Nissan has established an electric end-to-end supply chain that transports materials into the Nissan plant by electric trucks and creates finished vehicles with green energy.
With seven charging stations, capable of powering up to ten eHGVs simultaneously, the ability to transport with zero emissions aligns to Nissan's EV36Zero vision for sustainable manufacturing, bringing together electric vehicles, renewable energy and battery production.
The station will support 60 UK eHGV deliveries to the plant daily and represents just the start of the plant's journey towards electrifying its supply chain. The trucks will collect parts from Nissan's UK supply base stretching as far afield as Derby; as well as delivering finished vehicles to and from the Port of Tyne, equating to more than 2.4 million km travelled per year, fully electrified, saving 1,500 tonnes of CO2 annually.
Nissan, Fergusons, Yusen and BCA partnered on the project, part of the Electric Freightway consortium that is delivering sustainable freight logistics through deployment of eHGVs and high-power charging infrastructure. Electric Freightway itself, led by Led by Gridserve, forms part of the Zero Emission HGV and Infrastructure Demonstrator programme, funded by the Government and delivered in partnership with Innovate UK.

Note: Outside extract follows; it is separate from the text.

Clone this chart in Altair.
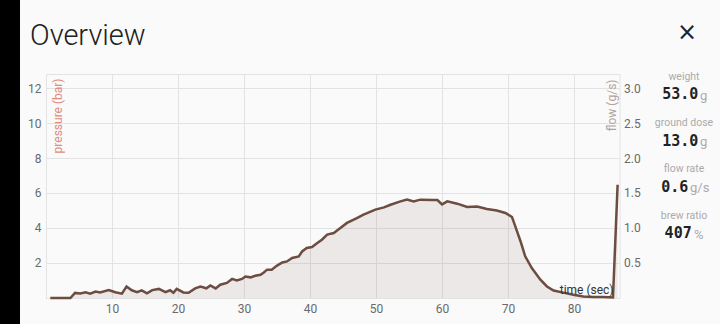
import altair as alt
import pandas as pd

# time (s) and pressure (bar)
times = [0.65, 3.7, 4.4, 5.2, 6.0, 6.7, 7.5, 8.2, 9.5, 10.5, 11.5, 12.2, 13.0, 13.8,
         14.5, 15.3, 16.1, 17.1, 18.1, 18.8, 19.3, 19.8, 20.8, 21.6, 22.6, 23.4, 23.9,
         24.3, 24.9, 25.7, 26.4, 27.4, 28.2, 28.9, 29.7, 30.2, 31.0, 31.7, 32.5, 33.0,
         33.5, 34.2, 35.0, 35.8, 36.5, 37.3, 38.3, 38.8, 39.5, 40.3, 41.1, 41.8, 42.6,
         43.6, 44.2, 45.6, 47.1, 48.1, 49.9, 51.2, 52.2, 53.7, 54.7, 55.7, 56.7, 58.7,
         59.3, 60.0, 60.8, 62.3, 63.8, 65.3, 66.8, 68.3, 69.6, 70.6, 71.1, 71.9, 72.6,
         73.6, 74.9, 75.9, 76.9, 78.2, 79.9, 81.4, 82.9, 84.4, 85.9, 86.6]
pressure = [0.0, 0.0, 0.29, 0.26, 0.33, 0.25, 0.37, 0.32, 0.46, 0.33, 0.25, 0.66, 0.44, 0.33,
            0.44, 0.27, 0.45, 0.52, 0.33, 0.44, 0.3, 0.52, 0.32, 0.3, 0.55, 0.65, 0.6,
            0.55, 0.72, 0.55, 0.76, 0.86, 1.09, 1.0, 1.09, 1.23, 1.18, 1.27, 1.33, 1.46,
            1.62, 1.62, 1.85, 2.03, 2.09, 2.29, 2.38, 2.66, 2.86, 2.91, 3.14, 3.33, 3.62,
            3.71, 3.88, 4.29, 4.57, 4.76, 5.05, 5.18, 5.33, 5.52, 5.62, 5.52, 5.62, 5.6,
            5.6, 5.35, 5.52, 5.39, 5.2, 5.23, 5.09, 5.0, 4.86, 4.63, 4.09, 3.23, 2.38,
            1.71, 1.05, 0.66, 0.43, 0.32, 0.19, 0.09, 0.06, 0.06, 0.03, 6.47]

x_ticks = [10, 20, 30, 40, 50, 60, 70, 80]
p_ticks = [2, 4, 6, 8, 10, 12]
f_ticks = [0.5, 1.0, 1.5, 2.0, 2.5, 3.0]

df = pd.DataFrame({"t": times, "p": pressure})
one = pd.DataFrame({"a": [0]})

BROWN = "#6d4c41"
LABEL_FONT = "Roboto"

x_enc = alt.X("t:Q", scale=alt.Scale(domain=[0, 86.9], nice=False, zero=True),
              axis=alt.Axis(values=x_ticks, title=None, ticks=False, domain=False,
                            labelPadding=6, gridColor="#e3e3e3"))
y_enc = alt.Y("p:Q", scale=alt.Scale(domain=[0, 12.8], nice=False),
              axis=alt.Axis(values=p_ticks, title=None, ticks=False, domain=False,
                            labelPadding=5, gridColor="#e3e3e3"))

area = alt.Chart(df).mark_area(color=BROWN, opacity=0.1).encode(x=x_enc, y=y_enc)
line = alt.Chart(df).mark_line(color=BROWN, strokeWidth=2.5).encode(x=x_enc, y=y_enc)
main = alt.layer(area, line)

right = alt.Chart(df).transform_calculate(f="datum.p / 4").mark_line(opacity=0).encode(
    x=alt.X("t:Q", scale=alt.Scale(domain=[0, 86.9], nice=False)),
    y=alt.Y("f:Q", scale=alt.Scale(domain=[0, 3.2], nice=False),
            axis=alt.Axis(orient="right", values=f_ticks, format=".1f", title=None,
                          grid=False, ticks=False, domain=False, labelPadding=4)),
)

plot = alt.layer(main, right).resolve_scale(y="independent")


def txt(s, x, y, **kw):
    return alt.Chart(one).mark_text(text=s, **kw).encode(x=alt.value(x), y=alt.value(y))


mono = dict(font="DejaVu Sans Mono", fontWeight="bold", fontSize=15, color="#222222",
            align="right", baseline="middle")
unit = dict(font=LABEL_FONT, fontSize=13, color="#aaaaaa", align="left", baseline="middle")
small = dict(font=LABEL_FONT, fontSize=10.5, color="#aaaaaa", align="center", baseline="middle")

strip = alt.Chart(one).mark_rect(color="black").encode(
    x=alt.value(-46), x2=alt.value(-26), y=alt.value(-74), y2=alt.value(250))

texts = [
    txt("Overview", -16, -29, font=LABEL_FONT, fontWeight=300, fontSize=29,
        color="#212121", align="left", baseline="alphabetic"),
    txt("×", 641, -41, font="DejaVu Sans", fontWeight="normal", fontSize=24, color="#222222",
        align="center", baseline="middle"),
    txt("pressure (bar)", 12, 4.5, font=LABEL_FONT, fontSize=12, color="#e08a7a",
        angle=270, align="right", baseline="middle"),
    txt("flow (g/s)", 565.7, 5.5, font=LABEL_FONT, fontSize=12, color="#b3a29b",
        angle=270, align="right", baseline="middle"),
    txt("time (sec)", 567.5, 216, font=LABEL_FONT, fontSize=12, color="#333333",
        align="right", baseline="middle"),
    txt("weight", 638, 2.7, **small),
    txt("53.0", 652.3, 20, **mono),
    txt("g", 654, 21.5, **unit),
    txt("ground dose", 638, 49.3, **small),
    txt("13.0", 652.3, 66.7, **mono),
    txt("g", 654, 68.2, **unit),
    txt("flow rate", 638, 95.3, **small),
    txt("0.6", 642.3, 112.7, **mono),
    txt("g/s", 644, 114.2, **unit),
    txt("brew ratio", 638, 141.7, **small),
    txt("407", 645.7, 159.3, **mono),
    txt("%", 648, 160.8, **unit),
]

chart = alt.layer(strip, plot, *texts).properties(
    width=573.6, height=224,
    padding={"left": 46, "top": 74, "right": 100, "bottom": 26},
    autosize=alt.AutoSizeParams(type="none"),
    background="#fafafa",
).configure_view(stroke="#e3e3e3", fill="#fafafa").configure_axis(
    labelFont=LABEL_FONT, labelFontSize=12, labelColor="#6a6a6a", labelFontWeight="normal",
)

chart.save("out.html", embed_options={"renderer": "svg", "actions": False})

Daniel Kunkel, CEO, Gridserve said; "The decarbonisation of transport logistics is much stronger and reaches far wider when done in partnership. This is why, as leaders of the Electric Freightway consortium, we are so pleased to support this UK first with Nissan and their haulage partners. Depot charging is critical for the electrification of HGVs, going hand in hand with future public infrastructure developments.”